ASC makes pitch to change system

Mississippi College and Mary Hardin-Baylor are in the same conference. This may not be news to most but it apparently was to the NCAA selection committee.
Photo by Pat Coleman, D3sports.com

The American Southwest Conference has sent a letter to the Division III championships committee chairs regarding the importance the committee places on geographic proximity when selecting tournament host sites.

This past season, both the Mississippi College men and Howard Payne women were ranked No. 1 in the South region by the respective committees, won their conference tournaments and advanced to the Sweet 16. Because of the emphasis on geographic proximity, both teams were sent on the road to play at lower seeds.

"Student-athletes ... deserve to play in a postseason tournament whose bracket and subsequent site selection is determined by season-long play (i.e., seeding) and not by cost-saving prompted by geography," the letter, signed by conference commissioner Amy Carlton, states. "The message now being sent to a student-athlete seems to be cost-savings are more important that competing in a fairly bracketed tournament."

In addition to the conference being snubbed for sectional hosts, the Division III men's committee released its original bracket with ASC members Mary Hardin-Baylor and Mississippi College scheduled to play each other in the first round, contradicting the committee's own published guidelines. Teams were told the mistake was made because the committee did not realize Mary Hardin-Baylor and Mississippi College were members of the same conference.

"The geographical location prong ... includes rotation of sites," the letter continues. "The American Southwest Conference coaches would like for that 'rotation of sites' to more regularly include our institutions, regardless of the cost to travel other teams. ASC basketball members, along with other institutions located in the western United States, continue to travel in the sectional round, despite earning the opportunity to host as a higher seeded team in the bracket. The 500-mile radius standard and the premise of choosing sites based on the fewest air flights means ASC and other western schools are much more likely to not host a basketball sectional, especially if any tournament participants located within 500 miles of the higher-seeded campus have probably already been paired up in first/second-round contests, leaving no one to lessen the number of air flights.

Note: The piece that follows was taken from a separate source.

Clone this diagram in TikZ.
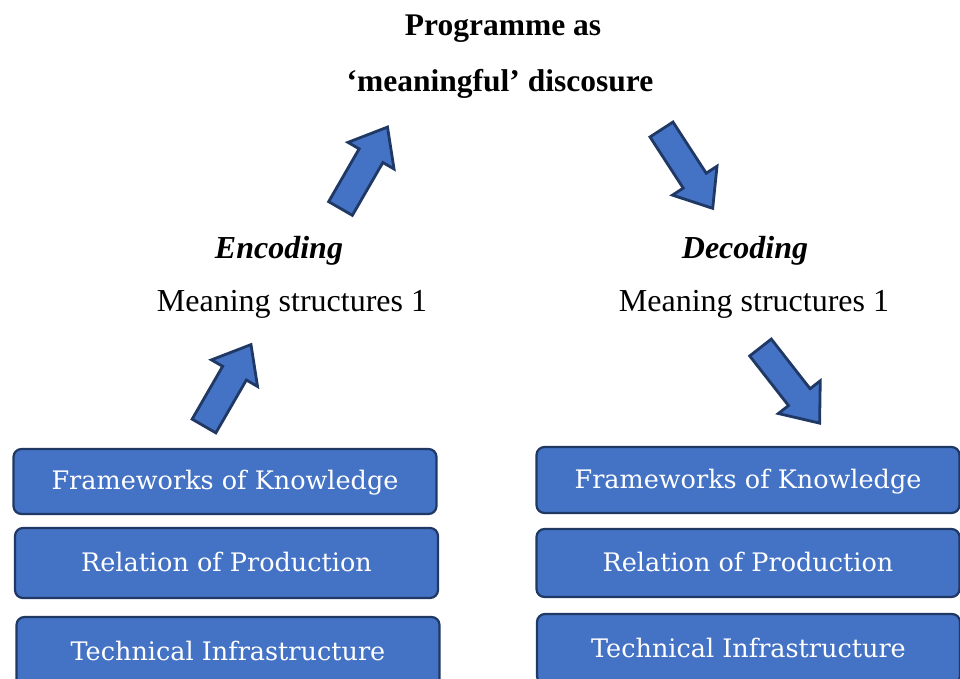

"To clarify, the American Southwest Conference basketball coaches are not opposed to traveling in the championship if that is how tournament seeding and true bracketing falls. It is the contrived bracket that places geographic-proximity and cost-savings above seeding which is unacceptable to our basketball membership."

The conference also rejected a proposal to cut back the number of conference games scheduled from 21 (20 in the ASC's East Division) to 18 and 17. The change would have opened up teams in the conference to schedule games against other Division III teams. East Texas Baptist's women's team went 22-5 but was not selected as an at-large team, most likely because the Tigers played zero non-conference games against Division III schools.

The proposal was defeated 17-3, with three abstentions.